Elisha refusing the gifts of Naaman, Pieter de Grebber (1600-52)
The ‘Markan secret’ is a notable feature of Mark’s Gospel. Whenever Mark recounts a miracle – usually of healing – Jesus almost always tells the beneficiaries to keep it secret. Inevitably they don’t obey him, with the result that great crowds gather. This week’s Gospel provides a perfect example. “See that you say nothing to anyone”, Jesus tells the leper whom he has just healed, “but he went out and began to proclaim it freely, and to spread the word, so that Jesus could no longer go into a town openly”.

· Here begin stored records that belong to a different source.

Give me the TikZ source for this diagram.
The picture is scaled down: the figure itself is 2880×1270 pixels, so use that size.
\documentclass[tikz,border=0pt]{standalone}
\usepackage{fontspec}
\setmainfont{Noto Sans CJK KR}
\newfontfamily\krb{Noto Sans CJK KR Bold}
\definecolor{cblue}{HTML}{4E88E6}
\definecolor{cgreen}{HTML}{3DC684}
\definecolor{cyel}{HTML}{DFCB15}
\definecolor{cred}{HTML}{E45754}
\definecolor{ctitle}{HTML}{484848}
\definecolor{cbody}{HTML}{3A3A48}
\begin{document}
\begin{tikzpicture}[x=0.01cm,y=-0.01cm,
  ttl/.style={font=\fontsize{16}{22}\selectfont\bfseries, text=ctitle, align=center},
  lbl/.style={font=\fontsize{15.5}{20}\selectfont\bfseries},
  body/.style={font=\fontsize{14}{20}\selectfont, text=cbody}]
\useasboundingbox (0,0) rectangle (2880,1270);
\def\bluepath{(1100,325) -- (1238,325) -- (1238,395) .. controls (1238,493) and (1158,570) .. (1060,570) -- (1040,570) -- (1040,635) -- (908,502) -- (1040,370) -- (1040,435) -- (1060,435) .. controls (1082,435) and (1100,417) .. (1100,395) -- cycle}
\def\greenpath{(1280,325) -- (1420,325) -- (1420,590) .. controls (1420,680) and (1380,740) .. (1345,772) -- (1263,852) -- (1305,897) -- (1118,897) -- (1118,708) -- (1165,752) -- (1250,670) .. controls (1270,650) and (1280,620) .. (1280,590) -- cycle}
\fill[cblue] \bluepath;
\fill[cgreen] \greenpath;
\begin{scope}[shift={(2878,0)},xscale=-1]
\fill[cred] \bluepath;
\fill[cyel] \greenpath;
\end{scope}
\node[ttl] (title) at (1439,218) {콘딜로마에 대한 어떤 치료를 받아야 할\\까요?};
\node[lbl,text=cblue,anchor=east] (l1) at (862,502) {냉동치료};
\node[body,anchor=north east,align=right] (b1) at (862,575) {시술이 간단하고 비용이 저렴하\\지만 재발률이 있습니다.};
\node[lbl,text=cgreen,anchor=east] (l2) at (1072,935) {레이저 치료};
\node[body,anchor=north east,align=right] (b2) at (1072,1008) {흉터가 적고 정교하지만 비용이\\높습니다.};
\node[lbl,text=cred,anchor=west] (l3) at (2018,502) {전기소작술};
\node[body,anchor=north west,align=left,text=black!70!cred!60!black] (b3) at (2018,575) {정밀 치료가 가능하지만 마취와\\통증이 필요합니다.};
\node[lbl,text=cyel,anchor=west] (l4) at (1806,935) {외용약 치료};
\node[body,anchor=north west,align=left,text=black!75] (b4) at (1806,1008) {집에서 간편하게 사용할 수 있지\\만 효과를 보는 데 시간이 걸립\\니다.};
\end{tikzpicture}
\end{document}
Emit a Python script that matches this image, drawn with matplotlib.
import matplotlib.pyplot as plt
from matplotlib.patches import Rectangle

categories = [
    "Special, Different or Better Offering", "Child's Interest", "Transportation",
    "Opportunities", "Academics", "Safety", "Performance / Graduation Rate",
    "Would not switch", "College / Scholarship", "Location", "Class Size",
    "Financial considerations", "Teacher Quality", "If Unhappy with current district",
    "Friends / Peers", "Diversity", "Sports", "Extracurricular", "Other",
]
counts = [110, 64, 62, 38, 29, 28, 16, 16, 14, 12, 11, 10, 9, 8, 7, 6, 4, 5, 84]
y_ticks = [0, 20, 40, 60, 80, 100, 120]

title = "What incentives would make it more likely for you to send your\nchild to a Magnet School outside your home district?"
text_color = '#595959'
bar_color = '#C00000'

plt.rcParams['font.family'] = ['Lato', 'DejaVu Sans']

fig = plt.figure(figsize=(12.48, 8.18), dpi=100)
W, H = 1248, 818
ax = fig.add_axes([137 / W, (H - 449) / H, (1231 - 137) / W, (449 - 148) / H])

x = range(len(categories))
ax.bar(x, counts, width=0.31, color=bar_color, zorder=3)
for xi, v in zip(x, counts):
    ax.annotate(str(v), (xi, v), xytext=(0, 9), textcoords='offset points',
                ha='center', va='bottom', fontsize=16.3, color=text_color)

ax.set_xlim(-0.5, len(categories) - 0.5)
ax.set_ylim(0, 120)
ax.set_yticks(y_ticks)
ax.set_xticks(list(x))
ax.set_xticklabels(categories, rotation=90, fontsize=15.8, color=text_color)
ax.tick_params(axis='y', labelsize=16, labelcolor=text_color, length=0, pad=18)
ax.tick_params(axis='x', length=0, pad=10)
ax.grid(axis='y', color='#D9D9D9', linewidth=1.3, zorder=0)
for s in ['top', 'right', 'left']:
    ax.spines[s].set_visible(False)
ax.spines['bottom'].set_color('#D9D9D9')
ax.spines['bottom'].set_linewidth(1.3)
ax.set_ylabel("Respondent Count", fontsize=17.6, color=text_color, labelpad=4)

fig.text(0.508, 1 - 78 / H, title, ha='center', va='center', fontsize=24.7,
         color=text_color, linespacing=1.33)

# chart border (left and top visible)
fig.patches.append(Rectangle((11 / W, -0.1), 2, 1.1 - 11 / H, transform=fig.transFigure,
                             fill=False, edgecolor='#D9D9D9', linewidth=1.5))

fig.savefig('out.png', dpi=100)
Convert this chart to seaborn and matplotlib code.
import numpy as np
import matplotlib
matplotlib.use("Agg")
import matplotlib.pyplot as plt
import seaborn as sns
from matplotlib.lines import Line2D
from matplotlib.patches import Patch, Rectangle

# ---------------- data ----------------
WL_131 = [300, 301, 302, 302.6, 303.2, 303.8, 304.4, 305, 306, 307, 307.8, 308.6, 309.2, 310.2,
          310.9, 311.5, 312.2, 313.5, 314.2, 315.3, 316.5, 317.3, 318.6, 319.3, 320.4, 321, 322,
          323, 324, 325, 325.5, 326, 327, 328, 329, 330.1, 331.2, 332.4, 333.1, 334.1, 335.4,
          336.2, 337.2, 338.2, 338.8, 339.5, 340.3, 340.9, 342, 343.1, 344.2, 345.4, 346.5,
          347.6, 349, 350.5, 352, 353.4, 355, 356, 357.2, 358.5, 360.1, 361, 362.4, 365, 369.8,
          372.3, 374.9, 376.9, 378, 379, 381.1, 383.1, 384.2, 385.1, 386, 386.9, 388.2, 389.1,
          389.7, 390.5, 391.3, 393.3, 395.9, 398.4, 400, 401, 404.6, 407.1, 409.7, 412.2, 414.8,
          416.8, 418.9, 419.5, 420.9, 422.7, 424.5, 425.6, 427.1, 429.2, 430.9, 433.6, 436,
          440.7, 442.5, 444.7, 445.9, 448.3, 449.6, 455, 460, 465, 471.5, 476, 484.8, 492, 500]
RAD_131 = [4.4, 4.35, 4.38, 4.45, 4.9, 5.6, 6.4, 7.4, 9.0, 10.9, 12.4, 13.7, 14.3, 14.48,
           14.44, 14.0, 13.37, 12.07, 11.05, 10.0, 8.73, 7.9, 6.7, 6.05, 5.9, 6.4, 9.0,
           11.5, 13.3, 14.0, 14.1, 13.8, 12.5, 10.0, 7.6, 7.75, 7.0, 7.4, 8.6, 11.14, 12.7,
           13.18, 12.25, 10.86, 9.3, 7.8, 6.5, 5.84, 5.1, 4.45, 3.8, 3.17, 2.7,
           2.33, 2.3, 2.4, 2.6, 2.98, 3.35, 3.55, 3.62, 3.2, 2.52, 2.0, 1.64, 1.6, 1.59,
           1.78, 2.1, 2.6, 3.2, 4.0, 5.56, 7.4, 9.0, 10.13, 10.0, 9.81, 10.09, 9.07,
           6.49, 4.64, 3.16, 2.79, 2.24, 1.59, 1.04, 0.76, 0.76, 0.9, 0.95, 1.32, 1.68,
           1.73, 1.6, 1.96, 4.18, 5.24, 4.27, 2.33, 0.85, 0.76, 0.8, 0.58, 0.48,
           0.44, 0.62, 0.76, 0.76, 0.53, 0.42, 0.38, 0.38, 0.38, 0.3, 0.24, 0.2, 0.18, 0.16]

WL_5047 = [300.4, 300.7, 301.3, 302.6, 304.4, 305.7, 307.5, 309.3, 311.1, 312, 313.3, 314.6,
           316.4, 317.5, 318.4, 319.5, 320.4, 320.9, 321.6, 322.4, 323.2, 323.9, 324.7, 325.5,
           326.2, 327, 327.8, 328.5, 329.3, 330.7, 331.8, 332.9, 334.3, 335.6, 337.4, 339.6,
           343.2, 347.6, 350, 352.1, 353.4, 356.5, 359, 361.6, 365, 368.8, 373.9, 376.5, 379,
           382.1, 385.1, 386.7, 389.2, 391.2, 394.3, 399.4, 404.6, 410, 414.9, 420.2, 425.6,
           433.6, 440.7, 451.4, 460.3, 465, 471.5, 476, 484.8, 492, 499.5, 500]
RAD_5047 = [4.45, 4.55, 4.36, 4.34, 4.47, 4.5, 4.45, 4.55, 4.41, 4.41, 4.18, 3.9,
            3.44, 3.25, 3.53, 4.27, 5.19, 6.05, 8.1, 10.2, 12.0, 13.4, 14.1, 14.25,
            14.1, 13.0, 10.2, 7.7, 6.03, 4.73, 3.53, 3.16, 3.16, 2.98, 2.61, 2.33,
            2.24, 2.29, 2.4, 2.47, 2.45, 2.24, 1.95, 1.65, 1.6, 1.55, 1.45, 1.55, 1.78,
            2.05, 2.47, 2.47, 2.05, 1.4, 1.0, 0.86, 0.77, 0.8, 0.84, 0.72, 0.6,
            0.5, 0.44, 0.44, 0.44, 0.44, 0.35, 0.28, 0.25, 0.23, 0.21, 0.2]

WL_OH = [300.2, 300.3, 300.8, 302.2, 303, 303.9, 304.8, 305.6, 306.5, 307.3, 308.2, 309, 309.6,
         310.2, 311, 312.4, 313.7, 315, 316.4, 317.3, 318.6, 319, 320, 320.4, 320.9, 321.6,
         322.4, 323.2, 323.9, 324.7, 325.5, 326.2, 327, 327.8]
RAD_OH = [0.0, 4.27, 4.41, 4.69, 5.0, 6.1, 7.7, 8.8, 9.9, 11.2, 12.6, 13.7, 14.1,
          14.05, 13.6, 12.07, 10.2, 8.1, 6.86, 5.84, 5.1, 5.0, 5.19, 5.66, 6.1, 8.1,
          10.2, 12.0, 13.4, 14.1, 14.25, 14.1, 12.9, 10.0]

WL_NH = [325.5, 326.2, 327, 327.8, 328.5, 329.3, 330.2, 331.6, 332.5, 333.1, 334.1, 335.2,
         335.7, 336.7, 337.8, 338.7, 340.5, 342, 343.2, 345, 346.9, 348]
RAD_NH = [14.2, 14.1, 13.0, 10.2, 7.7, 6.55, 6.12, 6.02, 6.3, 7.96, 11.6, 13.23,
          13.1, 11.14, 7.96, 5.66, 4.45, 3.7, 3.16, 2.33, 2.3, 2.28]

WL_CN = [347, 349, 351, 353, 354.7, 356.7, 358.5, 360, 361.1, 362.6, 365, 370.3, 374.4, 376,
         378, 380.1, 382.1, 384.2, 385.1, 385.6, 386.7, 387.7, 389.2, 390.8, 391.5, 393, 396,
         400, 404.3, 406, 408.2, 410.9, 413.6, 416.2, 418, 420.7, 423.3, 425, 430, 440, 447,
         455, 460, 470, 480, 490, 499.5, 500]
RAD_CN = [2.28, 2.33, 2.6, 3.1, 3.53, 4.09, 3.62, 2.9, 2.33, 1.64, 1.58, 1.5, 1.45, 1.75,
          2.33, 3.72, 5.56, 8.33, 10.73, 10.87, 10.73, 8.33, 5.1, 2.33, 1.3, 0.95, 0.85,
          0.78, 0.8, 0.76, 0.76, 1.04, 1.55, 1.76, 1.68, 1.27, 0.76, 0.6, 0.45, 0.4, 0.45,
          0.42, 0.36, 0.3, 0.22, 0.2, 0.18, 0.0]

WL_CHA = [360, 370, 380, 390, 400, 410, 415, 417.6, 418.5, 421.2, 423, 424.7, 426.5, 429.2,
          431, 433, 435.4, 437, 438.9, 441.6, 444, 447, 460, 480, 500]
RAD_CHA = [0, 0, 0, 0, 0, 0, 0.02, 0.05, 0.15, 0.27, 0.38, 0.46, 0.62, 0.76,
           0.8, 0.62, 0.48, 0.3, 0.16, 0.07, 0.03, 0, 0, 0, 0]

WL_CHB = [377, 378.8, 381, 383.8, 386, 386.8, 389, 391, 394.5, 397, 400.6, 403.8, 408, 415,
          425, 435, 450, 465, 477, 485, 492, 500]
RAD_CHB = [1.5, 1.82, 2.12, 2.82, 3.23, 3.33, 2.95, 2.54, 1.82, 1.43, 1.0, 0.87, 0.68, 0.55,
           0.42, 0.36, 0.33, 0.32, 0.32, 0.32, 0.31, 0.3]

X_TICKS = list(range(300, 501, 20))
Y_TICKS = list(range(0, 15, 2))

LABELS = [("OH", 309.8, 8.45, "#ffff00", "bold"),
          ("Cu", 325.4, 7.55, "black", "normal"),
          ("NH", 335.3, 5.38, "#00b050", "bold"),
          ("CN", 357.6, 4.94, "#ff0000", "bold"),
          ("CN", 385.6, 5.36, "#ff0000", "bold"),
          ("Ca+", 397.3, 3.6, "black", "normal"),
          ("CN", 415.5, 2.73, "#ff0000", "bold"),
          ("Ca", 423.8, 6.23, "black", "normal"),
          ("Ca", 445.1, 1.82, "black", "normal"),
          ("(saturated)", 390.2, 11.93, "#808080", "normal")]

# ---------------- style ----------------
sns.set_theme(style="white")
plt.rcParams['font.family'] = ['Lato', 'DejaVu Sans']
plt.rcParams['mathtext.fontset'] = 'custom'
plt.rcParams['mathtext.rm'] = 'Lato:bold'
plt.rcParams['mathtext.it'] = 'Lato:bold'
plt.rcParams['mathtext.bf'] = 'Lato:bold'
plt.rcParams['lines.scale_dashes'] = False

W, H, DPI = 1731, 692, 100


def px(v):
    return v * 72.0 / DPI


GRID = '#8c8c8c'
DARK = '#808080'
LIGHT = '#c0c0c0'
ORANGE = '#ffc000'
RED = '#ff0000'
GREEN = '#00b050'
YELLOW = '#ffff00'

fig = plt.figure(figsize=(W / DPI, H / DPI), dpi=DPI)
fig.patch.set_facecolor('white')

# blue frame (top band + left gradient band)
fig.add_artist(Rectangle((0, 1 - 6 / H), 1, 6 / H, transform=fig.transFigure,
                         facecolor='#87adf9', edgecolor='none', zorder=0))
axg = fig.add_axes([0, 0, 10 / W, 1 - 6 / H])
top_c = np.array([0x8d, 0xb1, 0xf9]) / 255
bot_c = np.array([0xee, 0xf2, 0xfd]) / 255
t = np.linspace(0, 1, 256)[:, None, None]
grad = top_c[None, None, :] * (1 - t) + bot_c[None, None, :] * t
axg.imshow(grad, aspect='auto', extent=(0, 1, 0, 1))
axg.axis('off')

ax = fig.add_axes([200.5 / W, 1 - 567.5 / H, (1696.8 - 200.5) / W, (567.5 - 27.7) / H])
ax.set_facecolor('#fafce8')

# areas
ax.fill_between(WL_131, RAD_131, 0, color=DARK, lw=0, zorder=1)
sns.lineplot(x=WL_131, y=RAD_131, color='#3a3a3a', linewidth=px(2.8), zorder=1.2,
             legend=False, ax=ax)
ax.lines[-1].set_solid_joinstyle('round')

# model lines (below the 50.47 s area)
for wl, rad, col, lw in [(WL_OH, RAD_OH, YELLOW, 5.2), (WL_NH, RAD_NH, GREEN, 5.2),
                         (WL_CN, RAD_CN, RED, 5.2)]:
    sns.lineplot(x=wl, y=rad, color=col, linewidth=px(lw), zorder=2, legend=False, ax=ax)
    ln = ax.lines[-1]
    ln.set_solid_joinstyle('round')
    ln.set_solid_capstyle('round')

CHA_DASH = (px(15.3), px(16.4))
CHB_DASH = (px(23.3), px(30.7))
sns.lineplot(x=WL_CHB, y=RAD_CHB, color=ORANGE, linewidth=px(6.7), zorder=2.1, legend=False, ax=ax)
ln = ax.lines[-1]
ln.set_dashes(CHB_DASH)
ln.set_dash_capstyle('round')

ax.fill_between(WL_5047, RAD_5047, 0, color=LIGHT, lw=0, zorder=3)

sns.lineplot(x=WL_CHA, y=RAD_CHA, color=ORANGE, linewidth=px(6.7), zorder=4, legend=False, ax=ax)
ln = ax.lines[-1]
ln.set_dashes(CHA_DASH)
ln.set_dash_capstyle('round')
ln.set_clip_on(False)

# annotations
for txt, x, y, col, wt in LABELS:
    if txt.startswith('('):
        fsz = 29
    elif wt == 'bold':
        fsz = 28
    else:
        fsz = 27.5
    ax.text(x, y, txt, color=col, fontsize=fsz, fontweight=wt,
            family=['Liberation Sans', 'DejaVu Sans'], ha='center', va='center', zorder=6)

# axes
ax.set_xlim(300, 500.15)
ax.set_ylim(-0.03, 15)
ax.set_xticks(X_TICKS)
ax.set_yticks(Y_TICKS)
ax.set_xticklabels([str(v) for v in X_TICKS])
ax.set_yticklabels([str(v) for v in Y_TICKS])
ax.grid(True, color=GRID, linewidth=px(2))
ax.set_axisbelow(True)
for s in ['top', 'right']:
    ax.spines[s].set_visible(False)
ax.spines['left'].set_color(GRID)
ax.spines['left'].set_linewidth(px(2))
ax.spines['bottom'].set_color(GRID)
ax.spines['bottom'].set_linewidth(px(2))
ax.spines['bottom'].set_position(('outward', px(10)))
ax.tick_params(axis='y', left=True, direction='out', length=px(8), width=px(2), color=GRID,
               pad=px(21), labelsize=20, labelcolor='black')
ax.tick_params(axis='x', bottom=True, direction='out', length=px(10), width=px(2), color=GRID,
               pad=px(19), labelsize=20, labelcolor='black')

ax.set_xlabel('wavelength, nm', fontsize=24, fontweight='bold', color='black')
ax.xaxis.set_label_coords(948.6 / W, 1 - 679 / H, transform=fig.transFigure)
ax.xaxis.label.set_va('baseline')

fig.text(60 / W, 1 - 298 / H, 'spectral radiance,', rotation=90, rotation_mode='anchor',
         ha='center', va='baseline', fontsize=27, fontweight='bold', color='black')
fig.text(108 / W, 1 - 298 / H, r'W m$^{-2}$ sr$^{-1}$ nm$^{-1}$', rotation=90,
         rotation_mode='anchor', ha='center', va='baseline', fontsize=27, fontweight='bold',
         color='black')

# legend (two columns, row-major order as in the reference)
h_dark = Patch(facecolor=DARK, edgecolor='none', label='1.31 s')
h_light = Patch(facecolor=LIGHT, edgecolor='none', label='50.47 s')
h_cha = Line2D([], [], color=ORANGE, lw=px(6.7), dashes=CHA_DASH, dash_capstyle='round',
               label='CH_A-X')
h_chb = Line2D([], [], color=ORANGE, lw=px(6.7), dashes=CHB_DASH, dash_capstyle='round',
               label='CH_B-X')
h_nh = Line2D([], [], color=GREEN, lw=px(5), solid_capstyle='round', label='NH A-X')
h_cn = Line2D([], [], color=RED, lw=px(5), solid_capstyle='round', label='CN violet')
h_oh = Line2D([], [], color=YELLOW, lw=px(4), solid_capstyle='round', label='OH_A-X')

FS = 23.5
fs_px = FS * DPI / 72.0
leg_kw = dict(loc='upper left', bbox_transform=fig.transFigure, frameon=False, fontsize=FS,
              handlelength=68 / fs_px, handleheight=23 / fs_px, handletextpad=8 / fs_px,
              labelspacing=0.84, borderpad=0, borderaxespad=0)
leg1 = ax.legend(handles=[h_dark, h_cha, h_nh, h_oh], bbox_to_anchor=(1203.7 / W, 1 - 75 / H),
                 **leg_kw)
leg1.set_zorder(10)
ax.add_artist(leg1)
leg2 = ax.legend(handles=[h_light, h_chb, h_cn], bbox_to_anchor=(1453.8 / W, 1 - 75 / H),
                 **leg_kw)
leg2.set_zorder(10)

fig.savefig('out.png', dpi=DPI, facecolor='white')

Why does Jesus do this? Is it just to escape the pressure of being in constant demand? A deeper interpretation lies in the thought that he does not want his mission to be misunderstood. If people have the idea that he is first and foremost a miracle worker, they will fail to get the real message of ‘Good News’.
There are several reasons to resist this. First, raising the hopes of ordinary people that their ailments, diseases and poverty could be a thing of the past, is to give them false hope. No matter how many people Jesus cures, there will always be countless others in need of help. ‘The poor are always with you’ he tells his disciples at another point. He might as easily have said ‘the sick.
Secondly, if people look to Jesus for an end to the problems of sickness and poverty – either personally or politically – this means accepting him on their terms, not God’s. This message chimes in well with the Old Testament lesson for this week. It tells the story of Naaman, ‘a mighty warrior’, who nonetheless suffered from leprosy. He wants a cure, but then is angry when Elisha offers him one. It might be effective, but it’s too simple to mark his elevated status. His attendants rightly remark on how perverse it is to prefer a difficult task when there is an easy way of accomplishing the same thing.
Both lessons reflect something true about all of us. Sometimes we resist the way of the Cross, not because it is too hard, but because it doesn’t fit in with our ideas of how it should be. In short, we think we know our needs, and the means of their satisfaction, better than God does.